First, we initialize the quantum circuit. We require two quantum bits (qubits) to hold the state and two classical bits to store the measurement results.

# Import necessary components
from qiskit import QuantumCircuit, Aer, execute

# Initialize a Quantum Circuit with 2 qubits and 2 classical bits
qc = QuantumCircuit(2, 2)

# Step 1: Apply the Hadamard gate to the first qubit (q0)
# This creates the superposition state on q0
qc.h(0)

# Step 2: Apply the CNOT gate
# q0 is the control, q1 is the target
qc.cx(0, 1)

# Step 3: Measure both qubits
# Map quantum result q0 to classical bit 0
# Map quantum result q1 to classical bit 1
qc.measure([0, 1], [0, 1])

# Display the drawing of the circuit (optional text representation)
print(qc.draw())

When you execute the drawing command, you should see a visual confirmation that the H gate is applied to line q0, followed by a vertical line connecting q0 and q1 representing the CNOT.

Simulating the Measurement

In a perfect mathematical model, the probability of measuring $|00\rangle$ is exactly 50%, and the probability of measuring $|11\rangle$ is exactly 50%. However, when we run this on a simulator (or a real quantum computer), we perform the experiment multiple times to build a statistical distribution. These repetitions are often called "shots."

We will run the circuit 1,000 times and count the outcomes.

# Use a local simulator
backend = Aer.get_backend('qasm_simulator')

# Execute the circuit 1000 times
job = execute(qc, backend, shots=1000)

# Get the results
result = job.result()
counts = result.get_counts(qc)

print("Measurement Counts:", counts)

Understanding the Output

You will likely see an output resembling this: {'00': 492, '11': 508}

Notice two specific details in this result.

First, the numbers are roughly equal but not exactly 500 each. This is due to statistical randomness, similar to flipping a fair coin 1,000 times. You rarely get exactly 500 heads and 500 tails.

Second, and most importantly, the keys '01' and '10' are missing or have zero counts. This absence confirms entanglement. In a non-entangled system where two qubits are in random superposition, you would expect to see all four combinations ($00, 01, 10, 11$).

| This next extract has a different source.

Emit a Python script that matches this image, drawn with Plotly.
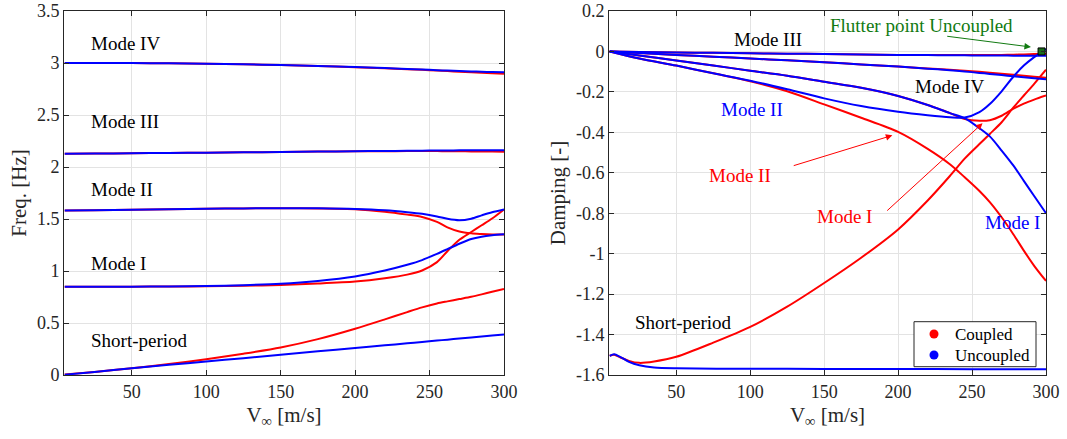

Here, the state of the second qubit is entirely dependent on the first.

Visualizing the Correlation

We can visualize these results to see the probability distribution clearly. The chart below represents the ideal outcome of our Bell state generator.

The probability distribution shows outcomes are restricted to only correlated states.

Creating Other Bell States

The logic we used above generates the $\Phi^+$ state. However, there are four Bell states in total. You can generate the other three by slightly modifying the initial state of the qubits before applying the entanglement sequence (Hadamard + CNOT).

The H + CNOT sequence acts as a generic "entangler." The specific correlation you get depends on the input.

1. For $\Phi^-$: Apply an X gate to Qubit 0 after the H gate (or Z gate depending on convention), then CNOT.
2. For $\Psi^+$: Apply an X gate to Qubit 1 before the sequence starts.
3. For $\Psi^-$: Apply an X gate to Qubit 1 before the sequence, and a Z gate to Qubit 0.

For example, to create the $\Psi^+$ state ($\frac{|01\rangle + |10\rangle}{\sqrt{2}}$), where the results are always opposite (01 or 10), you simply flip the target qubit to start at 1.

# Circuit for Psi+ Bell State
qc2 = QuantumCircuit(2, 2)

# Initialize q1 to |1>
qc2.x(1) 

# Begin Entanglement Sequence
qc2.h(0)
qc2.cx(0, 1)

qc2.measure([0, 1], [0, 1])

If you simulate qc2, you will find that the results cluster around '01' and '10', with '00' and '11' disappearing. This demonstrates that while the output states are different, the fundamental property of entanglement, perfect correlation between qubits, remains the defining feature.